(Data lines):
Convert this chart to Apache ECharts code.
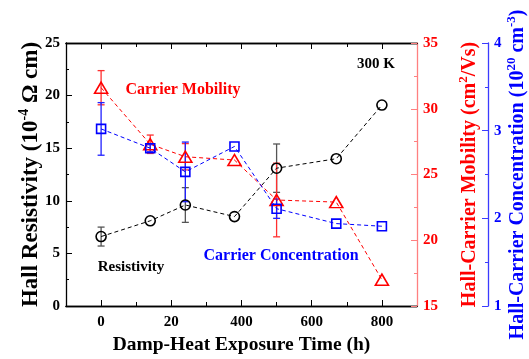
<!DOCTYPE html>
<html>
<head>
<meta charset="utf-8">
<script src="https://cdn.jsdelivr.net/npm/echarts@6.0.0/dist/echarts.min.js"></script>
<style>
  html, body { margin: 0; padding: 0; background: #fff; }
  #main { width: 529px; height: 359px; }
</style>
</head>
<body>
<div id="main"></div>
<script>
// exposure time (h)
const hours = [0, 140, 240, 380, 500, 670, 800];

// Hall resistivity (1e-4 ohm cm), with +/- error
const resistivity = [6.6, 8.1, 9.6, 8.5, 13.1, 14.0, 19.1];
const resistivityErr = [0.9, 0, 1.65, 0, 2.3, 0, 0];

// Hall-carrier mobility (cm2/Vs)
const mobility = [31.6, 27.3, 26.35, 26.1, 23.06, 22.9, 17.0];
const mobilityErr = [1.3, 0.7, 1.0, 0, 2.8, 0, 0];

// Hall-carrier concentration (1e20 cm-3)
const concentration = [3.02, 2.80, 2.53, 2.82, 2.11, 1.94, 1.91];
const concentrationErr = [0.3, 0.04, 0.34, 0, 0.11, 0, 0];

// x axis ticks; the original figure prints "20" under 200
const xMajorTicks = [0, 200, 400, 600, 800];
const xMajorLabels = ['0', '20', '400', '600', '800'];
const xMinorTicks = [100, 300, 500, 700];

const FONT = "'Liberation Serif', 'Times New Roman', serif";
const RED = '#ff0000';
const BLUE = '#0000ff';

function pairs(ys) {
  return hours.map((h, i) => [h, ys[i]]);
}

function errorBars(ys, errs, yAxisIndex, color) {
  const data = [];
  hours.forEach((h, i) => {
    if (errs[i] > 0) data.push([h, ys[i] - errs[i], ys[i] + errs[i]]);
  });
  return {
    type: 'custom',
    xAxisIndex: 0,
    yAxisIndex: yAxisIndex,
    data: data,
    encode: { x: 0, y: [1, 2] },
    silent: true,
    z: 1,
    renderItem: function (params, api) {
      const lo = api.coord([api.value(0), api.value(1)]);
      const hi = api.coord([api.value(0), api.value(2)]);
      const w = 3.5;
      const st = { stroke: color, lineWidth: 1.3 };
      return {
        type: 'group',
        children: [
          { type: 'line', shape: { x1: lo[0], y1: lo[1], x2: hi[0], y2: hi[1] }, style: st },
          { type: 'line', shape: { x1: lo[0] - w, y1: lo[1], x2: lo[0] + w, y2: lo[1] }, style: st },
          { type: 'line', shape: { x1: hi[0] - w, y1: hi[1], x2: hi[0] + w, y2: hi[1] }, style: st }
        ]
      };
    }
  };
}

function xAxisBase(position, ticks, len, withLabels) {
  return {
    type: 'value',
    position: position,
    min: -100,
    max: 900,
    interval: 100,
    axisLine: { show: true, onZero: false, lineStyle: { color: '#000', width: 1.3 } },
    axisTick: { show: true, inside: true, length: len, customValues: ticks, lineStyle: { color: '#000', width: 1 } },
    axisLabel: withLabels ? {
      show: true,
      customValues: xMajorTicks,
      margin: 9,
      fontFamily: FONT, fontSize: 15, fontWeight: 'bold', color: '#000',
      formatter: v => xMajorLabels[xMajorTicks.indexOf(v)]
    } : { show: false },
    splitLine: { show: false }
  };
}

const bottomMain = xAxisBase('bottom', xMajorTicks, 6, true);
bottomMain.name = 'Damp-Heat Exposure Time (h)';
bottomMain.nameLocation = 'middle';
bottomMain.nameGap = 29;
bottomMain.nameTextStyle = { fontFamily: FONT, fontSize: 19.5, fontWeight: 'bold', color: '#000' };

function yName(color, size, supSize) {
  return {
    color: color,
    rich: {
      b: { fontFamily: FONT, fontSize: size, fontWeight: 'bold', color: color, lineHeight: size + 6 },
      s: { fontFamily: FONT, fontSize: supSize, fontWeight: 'bold', color: color, verticalAlign: 'top', lineHeight: supSize }
    }
  };
}

function yAxisBase(opts) {
  return Object.assign({
    type: 'value',
    nameLocation: 'middle',
    nameMoveOverlap: false,
    axisTick: { show: true, inside: true, length: 6, lineStyle: { color: opts.lineColor, width: 1 } },
    minorTick: { show: true, splitNumber: 2, length: 3, lineStyle: { color: opts.lineColor, width: 1 } },
    axisLine: { show: true, onZero: false, lineStyle: { color: opts.lineColor, width: 1.3 } },
    axisLabel: { margin: 6, fontFamily: FONT, fontSize: 15, fontWeight: 'bold', color: opts.labelColor },
    splitLine: { show: false },
    minorSplitLine: { show: false }
  }, opts.extra);
}

const option = {
  animation: false,
  backgroundColor: '#fff',
  grid: { left: 66, right: 112, top: 43, bottom: 53, containLabel: false, outerBoundsMode: 'none' },
  xAxis: [
    bottomMain,
    xAxisBase('bottom', xMinorTicks, 4, false),
    xAxisBase('top', xMajorTicks, 6, false),
    xAxisBase('top', xMinorTicks, 4, false)
  ],
  yAxis: [
    yAxisBase({
      lineColor: '#000', labelColor: '#000',
      extra: {
        position: 'left', min: 0, max: 25, interval: 5,
        name: '{b|Hall Resistivity (10}{s|-4}{b| Ω cm)}',
        nameGap: 20,
        nameTextStyle: yName('#000', 23, 14)
      }
    }),
    yAxisBase({
      lineColor: '#ff8080', labelColor: RED,
      extra: {
        position: 'right', offset: 0, min: 15, max: 35, interval: 5,
        name: '{b|Hall-Carrier Mobility (cm}{s|2}{b|/Vs)}',
        nameGap: 40,
        nameTextStyle: yName(RED, 20, 13)
      }
    }),
    yAxisBase({
      lineColor: '#3b3bff', labelColor: BLUE,
      extra: {
        position: 'right', offset: 71, min: 1, max: 4, interval: 1,
        name: '{b|Hall-Carrier Concentration (10}{s|20}{b| cm}{s|-3}{b|)}',
        nameGap: 17,
        nameTextStyle: yName(BLUE, 20, 13)
      }
    })
  ],
  graphic: [
    { type: 'text', x: 183, y: 90, style: { text: 'Carrier Mobility', fill: RED, font: 'bold 16px ' + FONT, align: 'center', verticalAlign: 'middle' } },
    { type: 'text', x: 376, y: 64, style: { text: '300 K', fill: '#000', font: 'bold 15px ' + FONT, align: 'center', verticalAlign: 'middle' } },
    { type: 'text', x: 131, y: 267, style: { text: 'Resistivity', fill: '#000', font: 'bold 15px ' + FONT, align: 'center', verticalAlign: 'middle' } },
    { type: 'text', x: 281, y: 256, style: { text: 'Carrier Concentration', fill: BLUE, font: 'bold 16px ' + FONT, align: 'center', verticalAlign: 'middle' } }
  ],
  series: [
    errorBars(resistivity, resistivityErr, 0, '#555'),
    errorBars(mobility, mobilityErr, 1, '#ff3030'),
    errorBars(concentration, concentrationErr, 2, '#2020ff'),
    {
      type: 'line', name: 'Resistivity', xAxisIndex: 0, yAxisIndex: 0,
      data: pairs(resistivity),
      symbol: 'circle', symbolSize: 10,
      lineStyle: { color: '#000', width: 1, type: [4, 3] },
      itemStyle: { color: 'rgba(0,0,0,0)', borderColor: '#000', borderWidth: 1.6 },
      z: 3
    },
    {
      type: 'line', name: 'Carrier Mobility', xAxisIndex: 0, yAxisIndex: 1,
      data: pairs(mobility),
      symbol: 'triangle', symbolSize: [13, 11],
      lineStyle: { color: RED, width: 1, type: [4, 3] },
      itemStyle: { color: 'rgba(0,0,0,0)', borderColor: RED, borderWidth: 1.6 },
      z: 3
    },
    {
      type: 'line', name: 'Carrier Concentration', xAxisIndex: 0, yAxisIndex: 2,
      data: pairs(concentration),
      symbol: 'rect', symbolSize: 9,
      lineStyle: { color: BLUE, width: 1, type: [4, 3] },
      itemStyle: { color: 'rgba(0,0,0,0)', borderColor: BLUE, borderWidth: 1.6 },
      z: 3
    }
  ]
};

const chart = echarts.init(document.getElementById('main'), null, { renderer: 'canvas' });
chart.setOption(option);
</script>
</body>
</html>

(Given request):
Write out again exactly the lines from the start of the data above through the line containing "const hours = [0, 140, 240, 380, 500, 670, 800];", inclusive, excluding any pictures.

(Exercise result):
Convert this chart to Apache ECharts code.
<!DOCTYPE html>
<html>
<head>
<meta charset="utf-8">
<script src="https://cdn.jsdelivr.net/npm/echarts@6.0.0/dist/echarts.min.js"></script>
<style>
  html, body { margin: 0; padding: 0; background: #fff; }
  #main { width: 529px; height: 359px; }
</style>
</head>
<body>
<div id="main"></div>
<script>
// exposure time (h)
const hours = [0, 140, 240, 380, 500, 670, 800];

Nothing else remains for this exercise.